Se a Aliança do Norte não conseguir derrubar o Taleban, talvez tenhamos de enviar forças terrestres próprias. Será que o faremos apesar do severo inverno afegão, dos feriados religiosos muçulmanos e das minas terrestres? Ou esperaremos até a primavera? De qualquer forma, um atoleiro nos aguarda. Quanto ao regime pós-Taleban, ele desapareceu em um confuso emaranhado de disputas.
Os relatos conflitantes dos militares sobre o Afeganistão causaram "danos colaterais" e fizeram com que eles perdessem credibilidade. Relatos contraditórios sobre os perigos domésticos causaram danos igualmente graves.
A impressão que fica é a de um grupo de funcionários públicos abalados e despreparados. As exortações oficiais por um comportamento normal e, ao mesmo tempo, para que as pessoas relatem quaisquer acontecimentos suspeitos instantaneamente, confundem. As advertências do secretário da Justiça quanto a um novo ataque terrorista iminente parecem mais tentativas de cobrir a retaguarda do que um alerta confiável. Ele corre o mesmo risco do menino que gritava "lobo!".

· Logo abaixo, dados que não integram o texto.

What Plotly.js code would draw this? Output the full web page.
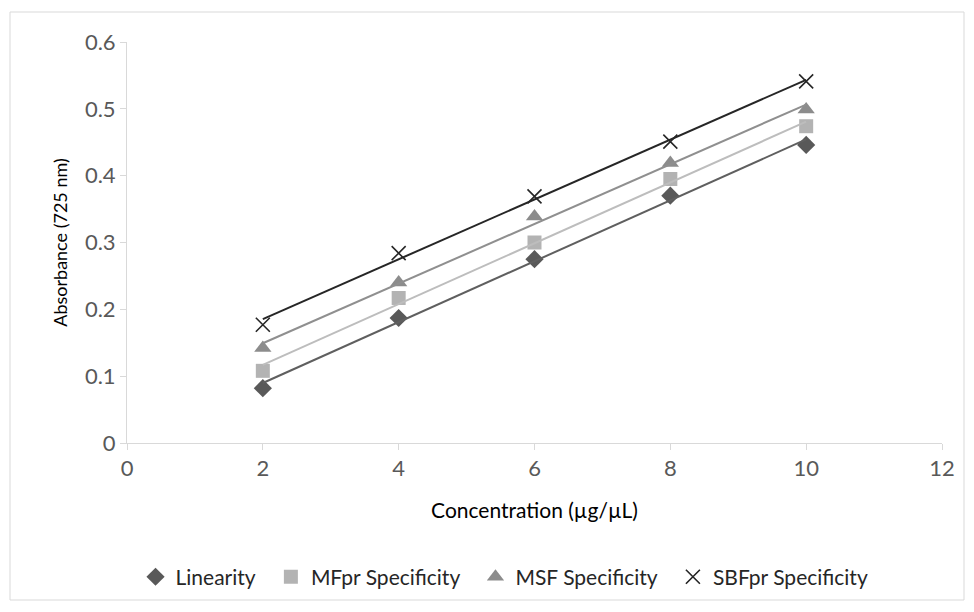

Tudo isso suscita dúvidas sobre a competência de nossa liderança nacional. No começo, o governo Bush respondeu com eficiência. Semanas depois, os equívocos começam a se acumular, e o fluxo de informações para a imprensa e o público é irregular e inadequado. O presidente Bush cometeu seus erros. A questão é determinar se o líder aprende com seus erros ou não. Robert A. Lovett, secretário da Defesa do presidente Truman e um dos estadistas dominantes dos EUA no imediato pós-guerra, disse a Robert Kennedy: "O bom julgamento é em geral resultado da experiência. E a experiência muitas vezes resulta de erros de julgamento".


Arthur Schlesinger é historiador e foi assessor do presidente John Kennedy.